Gut feeling about your skin

How is gut health connected to skin health?


For hundreds of years now, both traditional Chinese and Ayurvedic medicines have embraced the idea that the appearance of your skin can be linked to the health of your gut. Even in more modern times, studies in western medicine have also acknowledged that people who suffer with common skin conditions like acne, have a different gut flora composition from those who don’t1.

In another recent study it was shown that people who suffered with rosacea (a chronic skin condition which results from increased blood flow to the face) were ten times more likely to have small intestinal bacterial overgrowth, (SIBO) compared with those without the condition. When SIBO was eradicated, this resulted in almost complete elimination of the rosacea symptoms2.

Our skin is our body’s largest organ and it can often express a lot about our systemic health. With skin conditions like acne, rosacea, eczema and dermatitis being so common, Nutritionist Yvonne Wake explains why we shouldn’t ignore these symptoms:

If the gut flora remains compromised for a period of time it is possible to develop ‘leaky gut syndrome’. This is where the intestines become permeable and allow partially digested food to escape into the bloodstream. “This leads to inflammation, which manifests on the skin.” says Wake.

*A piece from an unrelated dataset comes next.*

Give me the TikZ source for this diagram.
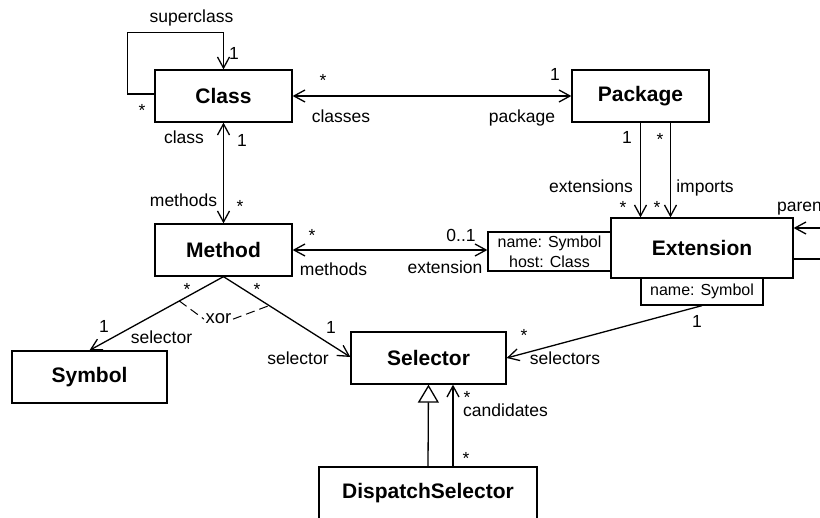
\documentclass[tikz,border=0pt]{standalone}
\usepackage{fontspec}
\setmainfont{Liberation Sans}
\usetikzlibrary{arrows.meta,calc}
\begin{document}
\begin{tikzpicture}[x=1pt,y=-1pt,
  cls/.style={draw,line width=1.3pt,inner sep=0pt,font=\fontsize{21}{24}\selectfont\bfseries},
  comp/.style={draw,line width=1.3pt,inner sep=0pt,font=\fontsize{16}{20}\selectfont,align=center},
  lbl/.style={inner sep=0pt,anchor=base,font=\fontsize{17.5}{20}\selectfont},
  conn/.style={line width=1.3pt},
  nav/.style={conn,-{Straight Barb[length=11pt,width=12pt]}},
  bnav/.style={conn,{Straight Barb[length=11pt,width=12pt]}-{Straight Barb[length=11pt,width=12pt]}},
  gen/.style={conn,-{Triangle[open,length=18pt,width=21pt]}},
]
\useasboundingbox (0,0) rectangle (820,518);
\clip (0,0) rectangle (820,518);

% classes
\node[cls,minimum width=137pt,minimum height=52pt] (Class) at (223.5,96) {Class};
\node[cls,minimum width=137pt,minimum height=52pt] (Package) at (640.5,96) {Package};
\node[cls,minimum width=137pt,minimum height=52pt] (Method) at (223.5,250) {Method};
\node[cls,minimum width=182pt,minimum height=60pt] (Extension) at (702,248) {Extension};
\node[comp,minimum width=123pt,minimum height=39pt] (ExtQ) at (549.5,251.5) {name: Symbol\\host: Class};
\node[comp,minimum width=122pt,minimum height=27pt] (ExtB) at (702,291.5) {name: Symbol};
\node[cls,minimum width=155pt,minimum height=52pt] (Selector) at (428.5,358) {Selector};
\node[cls,minimum width=155pt,minimum height=52pt] (Symbol) at (89.5,377) {Symbol};
\node[cls,minimum width=218pt,minimum height=52pt] (Dispatch) at (428,493) {DispatchSelector};

% superclass loop
\draw[nav] ([yshift=2pt]Class.west) -- ++(-27,0) |- ([yshift=37pt]Class.north) -- (Class.north);
\node[lbl] (lsup) at (191.5,23) {superclass};
\node[lbl] (lsup1) at (234,60) {1};
\node[lbl] (lsupm) at (142,117) {*};

% Class <-> Package
\draw[bnav] (Class) -- (Package);
\node[lbl] (lcp1) at (323,87) {*};
\node[lbl] (lcp2) at (341,123) {classes};
\node[lbl] (lcp3) at (555,81) {1};
\node[lbl] (lcp4) at (522,123) {package};

% Class <-> Method
\draw[bnav] (Class) -- (Method);
\node[lbl] (lcm1) at (184,144) {class};
\node[lbl] (lcm2) at (242,147) {1};
\node[lbl] (lcm3) at (183.5,207) {methods};
\node[lbl] (lcm4) at (240,213) {*};

% Package -> Extension
\draw[nav] (Package.south) -- (Package.south |- Extension.north);
\draw[nav] ([xshift=30pt]Package.south) -- ([xshift=30pt]Package.south |- Extension.north);
\node[lbl] (lpe1) at (627,144) {1};
\node[lbl] (lpe2) at (660,146) {*};
\node[lbl] (lpe3) at (591,193) {extensions};
\node[lbl] (lpe4) at (705,193) {imports};
\node[lbl] (lpe5) at (623,214) {*};
\node[lbl] (lpe6) at (657,214) {*};

% parent loop
\draw[nav] ([yshift=-11pt]Extension.east) -- ++(40,0) -- ++(0,-31) -- ([yshift=20pt]Extension.east);
\node[lbl,anchor=base west] (lpar) at (777,212) {parent};

% Method <-> Extension
\draw[bnav] (Method.east) -- (Method.east -| ExtQ.west);
\node[lbl] (lme1) at (312,242) {*};
\node[lbl] (lme2) at (333.5,276) {methods};
\node[lbl] (lme3) at (461,242) {0..1};
\node[lbl] (lme4) at (445,274) {extension};

% Extension -> Selector
\draw[nav] (ExtB.south) -- (Selector.east);
\node[lbl] (les1) at (697,328) {1};
\node[lbl] (les2) at (524,342) {*};
\node[lbl] (les3) at (565,365) {selectors};

% Method -> Symbol, Method -> Selector
\draw[nav] (Method.south) -- (Symbol.north);
\draw[nav] (Method.south) -- ([yshift=1pt]Selector.west);
\node[lbl] (lms1) at (187,296) {*};
\node[lbl] (lms2) at (104,333) {1};
\node[lbl] (lms3) at (161.5,344) {selector};
\node[lbl] (lmx1) at (257,296) {*};
\node[lbl] (lmx2) at (331,334) {1};
\node[lbl] (lmx3) at (298,365) {selector};

% xor constraint
\coordinate (xl) at ($(Method.south)!0.33!(Symbol.north)$);
\coordinate (xr) at ($(Method.south)!0.36!([yshift=1pt]Selector.west)$);
\node[lbl,inner sep=1.5pt,font=\fontsize{18.5}{20}\selectfont] (xor) at (218.5,324) {xor};
\draw[conn,line width=1pt,dash pattern=on 9pt off 5pt] (xl) -- (xor.west);
\draw[conn,line width=1pt,dash pattern=on 9pt off 5pt] (xor.east) -- (xr);

% generalization and candidates
\draw[gen] (Dispatch.north) -- (Selector.south);
\draw[nav] ([xshift=25pt]Dispatch.north) -- ([xshift=25pt]Dispatch.north |- Selector.south);
\node[lbl] (lds1) at (467,404) {*};
\node[lbl,anchor=base west] (lds2) at (463,417) {candidates};
\node[lbl] (lds3) at (466,465) {*};
\end{tikzpicture}
\end{document}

So, if you’re suffering from rosacea, acne of other skin conditions, what can you do to ensure your gut is in tip-top health? According to the experts, the answers lie in the balance of good and bad bacteria in the gut flora. “If we’re not getting enough good bacteria to fight off the bad, the microbial load becomes imbalanced and creates inflammation in the body.” explains Wake.

Leading Consultant Gastroenterologist Simon Smale provides some practical tips to help harmonise your gut:

  • Try and eat at regular intervals to ensure regular stimulation of the gut. Don’t skip meals or save up your meals until the end of the day, Little and often is better
  • Try and minimise caffeine and alcohol intake and avoid nicotine, fizzy pop, diet drinks etc
  • Eat a balanced diet rich in fruit and vegetables and try to implement fermented foods like sauerkraut and kimchi into your diet. These are known to be great at feeding the gut’s microbiome with good bacteria.
  • Reduced stress where possible. We know that when we’re stressed our body produces more cortisol and this can often cause outbreaks in the skin
  • Take a good clinically proven probiotic which will help boost the good bacteria in your gut.

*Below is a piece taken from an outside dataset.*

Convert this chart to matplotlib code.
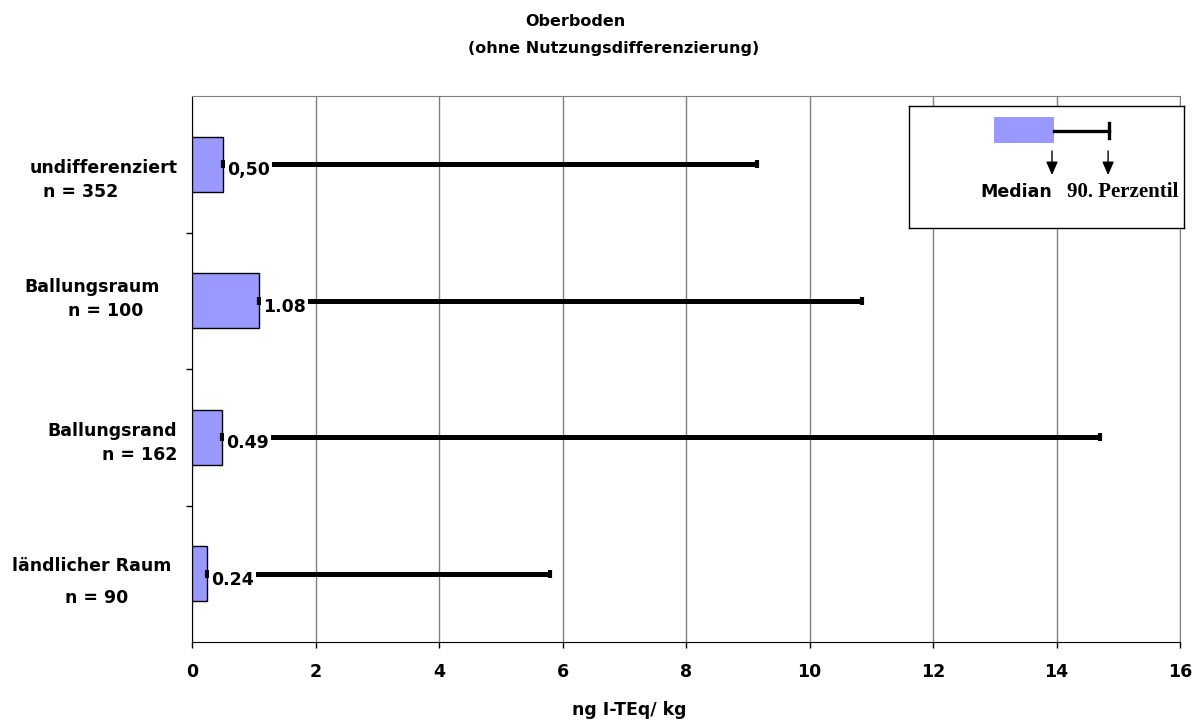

Another common symptom of poor gut health is bloating and there are a number of reasons for this. Occasionally you might experience bloating if there is a disturbance in the movement of the muscles of the digestive system or the nerves in the gut are extra sensitive. More often it is caused by excess gas production, and surprisingly, this may be caused by some of our healthier habits – eating certain vegetables for example. According to Simon Smale, if you’re suffering from bloating you should be selective about which fruit and vegetables you should eat.

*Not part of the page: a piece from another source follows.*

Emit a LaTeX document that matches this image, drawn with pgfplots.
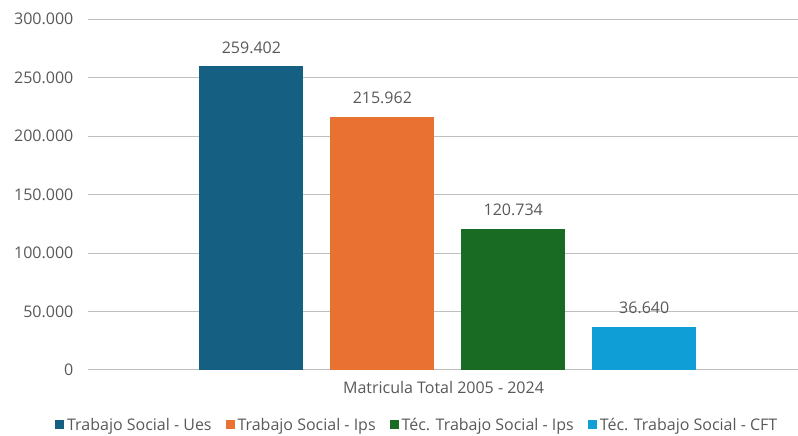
\documentclass[border=0pt]{standalone}
\usepackage{pgfplots}
\pgfplotsset{compat=1.18}
\usepackage{fontspec}
\setmainfont{Open Sans}
\definecolor{cA}{HTML}{156082}
\definecolor{cB}{HTML}{E97132}
\definecolor{cC}{HTML}{196B24}
\definecolor{cD}{HTML}{0F9ED5}
\definecolor{txt}{HTML}{595959}
\definecolor{grid}{HTML}{D9D9D9}
\begin{document}
\begin{tikzpicture}[x=1bp,y=1bp]
\path (0,0) rectangle (798,435);
\begin{axis}[
  at={(88bp,65bp)}, anchor=south west,
  scale only axis, width=710bp, height=351bp,
  axis lines=left,
  axis line style={draw=none},
  tick style={draw=none},
  ymin=0, ymax=300000,
  xmin=-360, xmax=350,
  ytick={0,50000,100000,150000,200000,250000,300000},
  yticklabels={0,50.000,100.000,150.000,200.000,250.000,300.000},
  xtick=\empty,
  ymajorgrids,
  grid style={grid, line width=0.75bp},
  yticklabel style={font=\fontsize{16bp}{19bp}\selectfont, text=txt, xshift=-9bp},
  scaled y ticks=false,
  ybar=27bp, bar width=104bp,
  point meta=explicit symbolic,
  nodes near coords,
  nodes near coords style={font=\fontsize{16bp}{19bp}\selectfont, text=txt, anchor=south, inner sep=0pt, yshift=13bp},
  legend style={at={(axis description cs:0.464,-0.157)}, anchor=center, draw=none, fill=none,
    font=\fontsize{16bp}{19bp}\selectfont, text=txt, legend columns=4,
    /tikz/every even column/.append style={column sep=12bp},
    /tikz/every odd column/.append style={column sep=1bp}},
  legend image code/.code={\fill[#1] (0bp,-4.5bp) rectangle (9bp,4.5bp);},
  clip=false,
]
\addplot[fill=cA, draw=none] coordinates {(0,259402) [259.402]};
\addplot[fill=cB, draw=none] coordinates {(0,215962) [215.962]};
\addplot[fill=cC, draw=none] coordinates {(0,120734) [120.734]};
\addplot[fill=cD, draw=none] coordinates {(0,36640) [36.640]};
\legend{Trabajo Social - Ues, Trabajo Social - Ips, Téc. Trabajo Social - Ips, Téc. Trabajo Social - CFT}
\node[font=\fontsize{16bp}{19bp}\selectfont, text=txt] at (axis description cs:0.501,-0.051) {Matricula Total 2005 - 2024};
\end{axis}
\end{tikzpicture}
\end{document}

Broccoli and cauliflower are two foods that are also commonly associated with a FODMAP exclusion diet. They are both examples of cruciferous vegetables. Cruciferous vegetables contain glucosinolates, or sulphur-containing chemicals. As the glucosinolates break down in the intestines, they form other compounds like hydrogen sulphide, which is why gas passed after eating these foods smells like sulphur.”

“Similarly those who eat more high-FODMAP foods such as Brussels sprouts have demonstrated prolonged hydrogen production in the intestine and colonic distension because of fermentation. Which means an excessive build-up of wind in your intestine. This leads IBS symptoms such as gas, bloating and stomach discomfort.” Says Simon Smale.

Also, try to avoid eating stoned fruit such as plums, peaches, nectarines and mango. This is (no)thanks to fructose. Fructose and sorbitol (sugar alcohol) are the sugary compounds found in every fruit, and some people have great trouble digesting these and therefore will experience bloating symptoms.”

However, for an overall boost to your gut health, GP Dr Clare Bailey explains the important role of diet and why it can have an impact on your skin:

The Mediterranean diet is widely seen as the healthiest, most nutrient rich diet on the planet, containing lots of vegetables, fruit, whole grains, lentils beans, nuts, seeds, spices and olive oil, as well as some oily fish, cheese and full fat yoghurt.

Other foods which are beneficial for our gut microbiome include live yoghurt, cheese, sourdough bread. These probiotic rich foods are also rich in vitamin C, iron and zinc, which are known to boost the health of your skin.”

Dr Bailey explains “It’s also important to try and avoid (or at least cut down) on processed foods like takeaways as these destroy the active healthy bacteria in the digestive system. Treat your microbiome like you would your skin - with care; feed it well and it will look after you. Eating loads of sugary or processed foods, on the other hand, will just reinforce and feed the “bad” microbes that also live down there.”